Here's how to get the ballporkers and IOOC mobsters to buy in: shift the emphasis from the once-in-a-lifetime-greet-the-world Olympics to ongoing, but humbler-in-scale events. The United States could, for example, build training centers that provided steady use and predictable income. What if, for example, the ballporkers spread the money around: Iowa for wrestling facilities, Texas as an Olympian shooters' training ground, Los Angeles for track and field athletes, Boston for rowers, Detroit for boxers, Ann Arbor for swimmers, etc. Repeat across the globe.
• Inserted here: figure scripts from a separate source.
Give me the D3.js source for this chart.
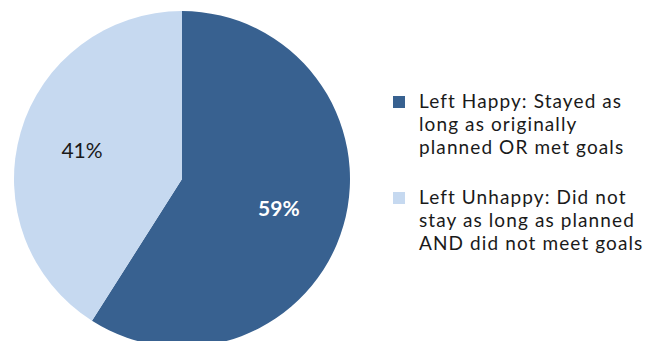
<!DOCTYPE html>
<html>
<head>
<meta charset="utf-8">
<script src="https://cdn.jsdelivr.net/npm/d3@7"></script>
<style>
  html, body { margin: 0; padding: 0; background: #fff; }
  svg { display: block; }
  text { font-family: Lato, "Open Sans", "Liberation Sans", sans-serif; }
</style>
</head>
<body>
<svg id="chart" width="652" height="341"></svg>
<script>
// Outcome categories and their shares (percent)
const categories = ["Left Happy", "Left Unhappy"];
const values = [59, 41];
const legendLines = [
  ["Left Happy: Stayed as", "long as originally", "planned OR met goals"],
  ["Left Unhappy: Did not", "stay as long as planned", "AND did not meet goals"]
];
const colors = ["#386190", "#C6D9F0"];

const svg = d3.select("#chart");
const cx = 182, cy = 179, r = 168;

const pie = d3.pie().sort(null).value(d => d)(values);
const arc = d3.arc().innerRadius(0).outerRadius(r);

const g = svg.append("g").attr("transform", `translate(${cx},${cy})`);
g.selectAll("path")
  .data(pie)
  .join("path")
  .attr("d", arc)
  .attr("fill", (d, i) => colors[i]);

// Percentage labels inside each slice
const labelStyles = [
  { fill: "#ffffff", weight: "bold", radius: 0.6 },
  { fill: "#1a1a1a", weight: "normal", radius: 0.62 }
];
g.selectAll("text.pct")
  .data(pie)
  .join("text")
  .attr("class", "pct")
  .attr("transform", (d, i) => {
    const a = d3.arc().innerRadius(r * labelStyles[i].radius).outerRadius(r * labelStyles[i].radius);
    const [x, y] = a.centroid(d);
    return `translate(${x},${y})`;
  })
  .attr("text-anchor", "middle")
  .attr("dominant-baseline", "central")
  .attr("font-size", 21)
  .attr("font-weight", (d, i) => labelStyles[i].weight)
  .attr("fill", (d, i) => labelStyles[i].fill)
  .text(d => d.data + "%");

// Legend: swatch plus three wrapped lines per entry
const legend = svg.append("g").attr("transform", "translate(393,96)");
const items = legend.selectAll("g.item")
  .data(categories)
  .join("g")
  .attr("class", "item")
  .attr("transform", (d, i) => `translate(0,${i * 96})`);
items.append("rect")
  .attr("width", 12).attr("height", 12)
  .attr("fill", (d, i) => colors[i]);
items.each(function (d, i) {
  d3.select(this).selectAll("text.line")
    .data(legendLines[i])
    .join("text")
    .attr("class", "line")
    .attr("x", 26)
    .attr("y", (t, j) => 11.5 + j * 23)
    .attr("font-size", 19)
    .attr("letter-spacing", 1.1)
    .attr("fill", "#1a1a1a")
    .text(t => t);
});
</script>
</body>
</html>
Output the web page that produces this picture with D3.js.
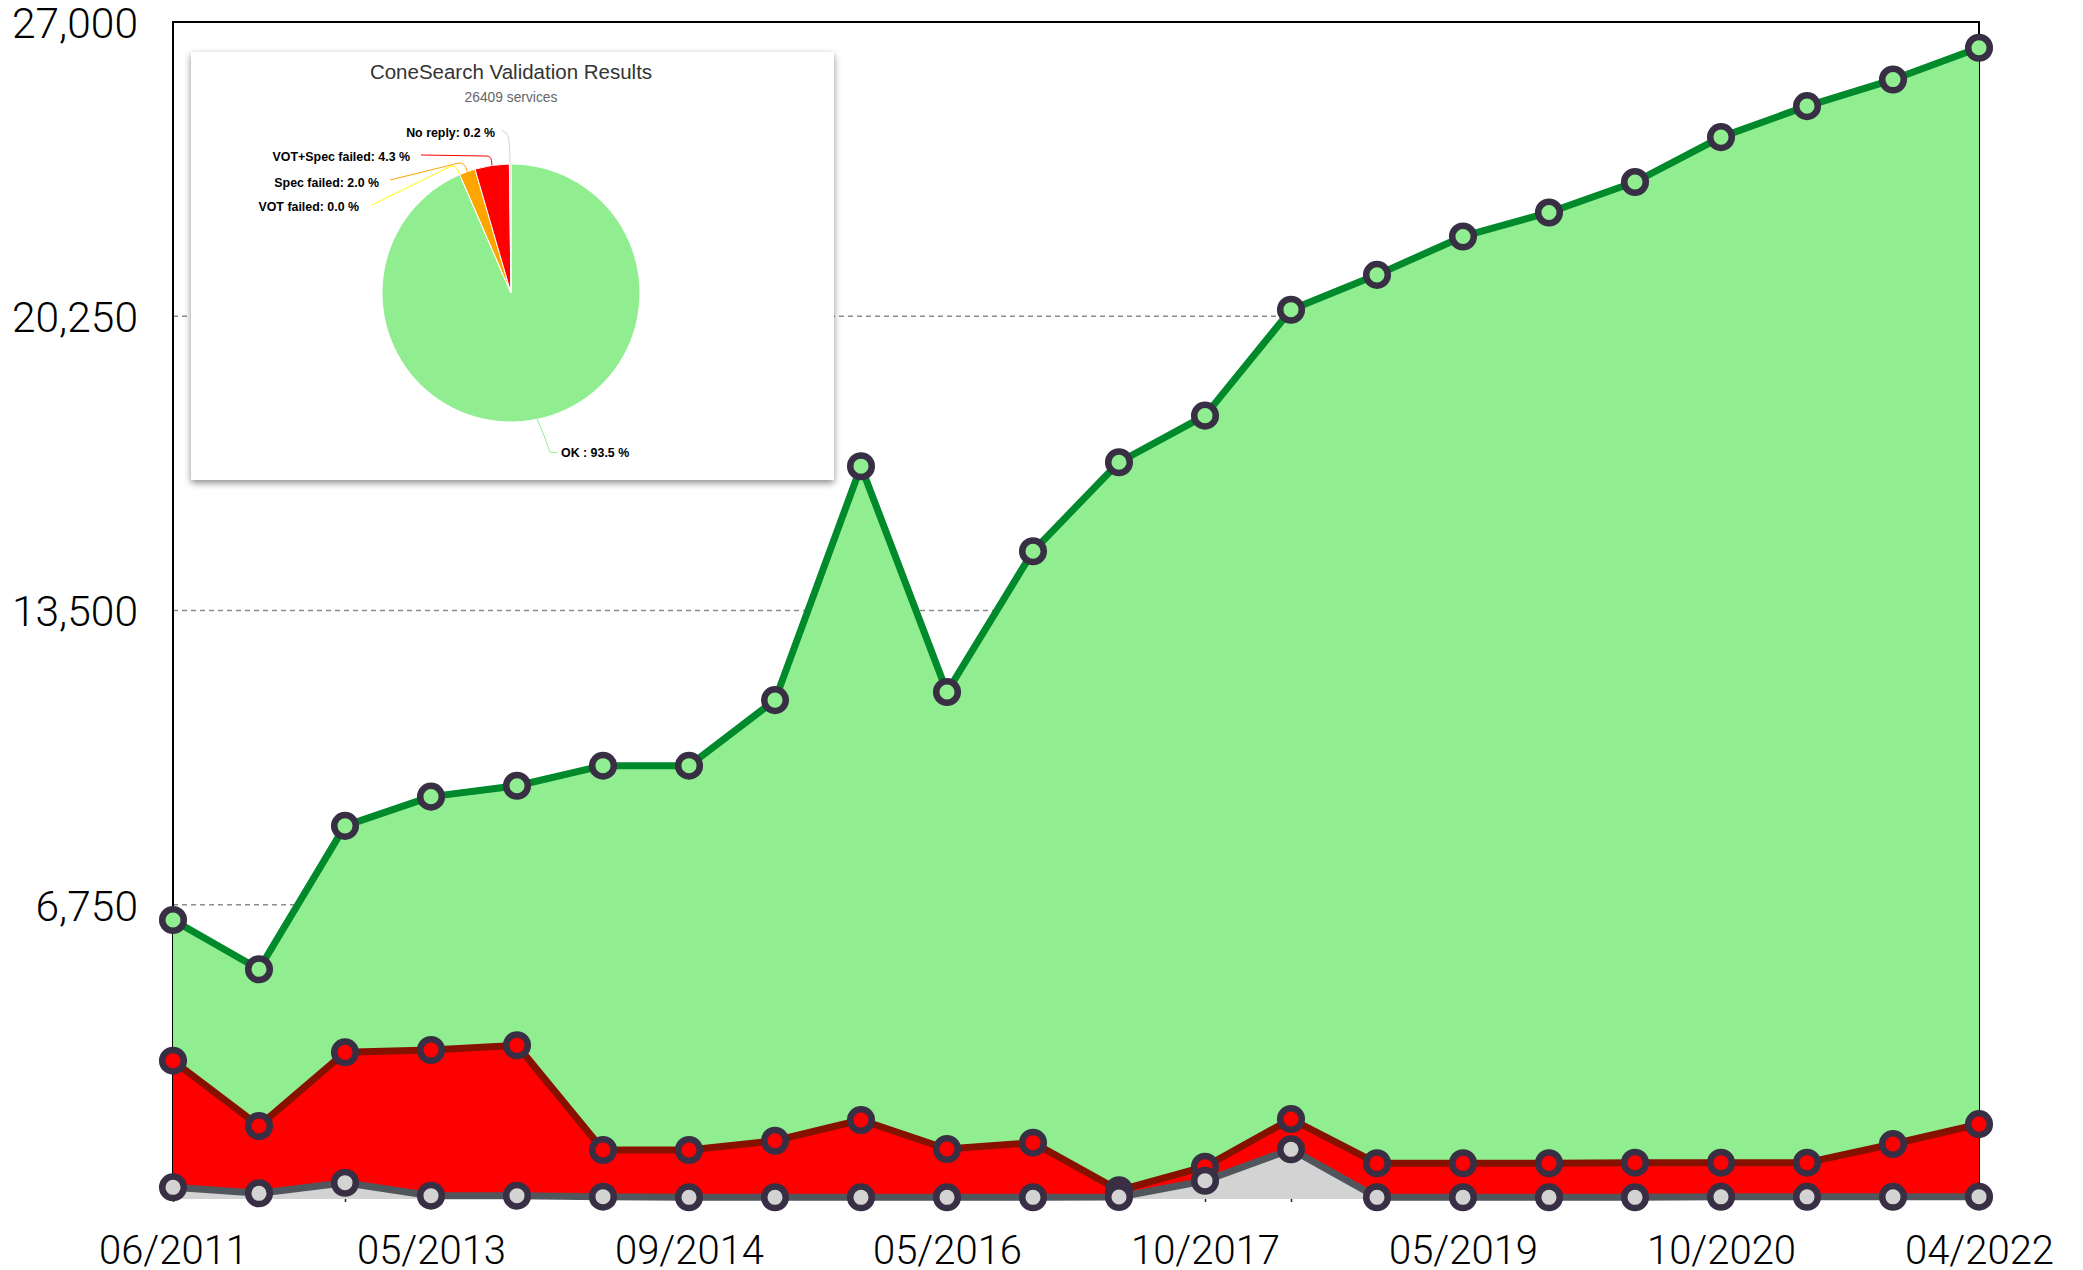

Now imagine these places occasionally hosting regional events such as the Pan-American, the All-Africa, the Pacific, and other such games. These are far cheaper than the Olympics, encourage ongoing improvements, and make investments more than a one-time gamble on a risky roulette wheel. If the IOOC ever really got its act together—hey, I'm dreaming large here—it would also partner with sports federations to hold occasional world championships events in Athens in non-Olympics years. For example, the Union Cycliste International could converge upon Athens in 2021, the FINA swimming championships in 2022, the gymnasts world cup in 2023, and so on. It would have the added bonuses of allowing champion athletes to familiarize themselves with the venues before the games and give the world bodies of respective sports a way a to contain costs every third year. As for getting investors on board, just remind them that TV revenue is way more important than ticket sales or a once-very-four-years building boom.

Athens 2004: What it could be every four years!
Athens as a permanent Olympics site simply makes a lot of logistical and financial sense. It would go a long way to deflecting petty nationalism, saving a bundle, breaking the autocratic hold of the IOOC, and ending the ballpork extortion racket. If the last four sound idealistic, so be it: Greece was also the birthplace of classical philosophy.